After her retaliation claim was dismissed by a lower court, a woman decided to appeal her case against her former employer to a federal appellate court, in a case that could just as likely happen to Maryland employees.

In May 2006, the woman was hired by a credit union in her home state as its new collections manager. More than a year later, she was promoted from her position as collections manager and awarded a raise. Five months later in December 2007, she made the assertion that her employer was potentially committing acts of fraud.

Soon after, the CEO of the company began complaining about the woman's ability to perform her job, and by the following June her responsibilities were revoked. Within two weeks, the woman made calls to the Virginia-based National Credit Union Administration and the FBI, attempting to report the credit union for its allegedly fraudulent activities.

In August 2008, her pay was reduced, and on Oct. 8 she was terminated. Around the same time, she sent a letter detailing her concerns with the credit union to the NCUA.

Her subsequent lawsuit alleging wrongful termination for her attempted whistle-blowing was dismissed in November 2010 on the grounds that she had sent the letter after she was terminated.

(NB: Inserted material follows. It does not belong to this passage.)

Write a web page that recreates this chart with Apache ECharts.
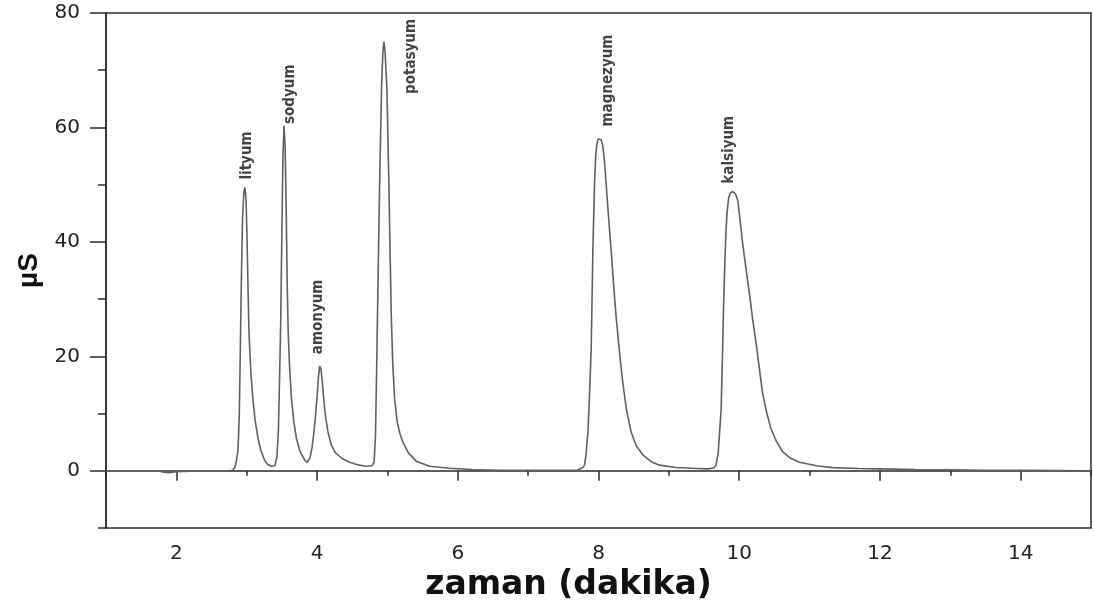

The NCUA had not confirmed the receipt of her letter until Oct. 21, 2008, making it seem like she was expressing her concerns after being terminated.

But the U.S. 5th Circuit Court of Appeals found that her concerns were previously mentioned to the NCUA and the FBI when she phoned both agencies in June 2008. This judicial panel believed that a jury could have found that she was legally protected in both June and October of that year, giving her a valid reason to sue her employer for wrongful termination.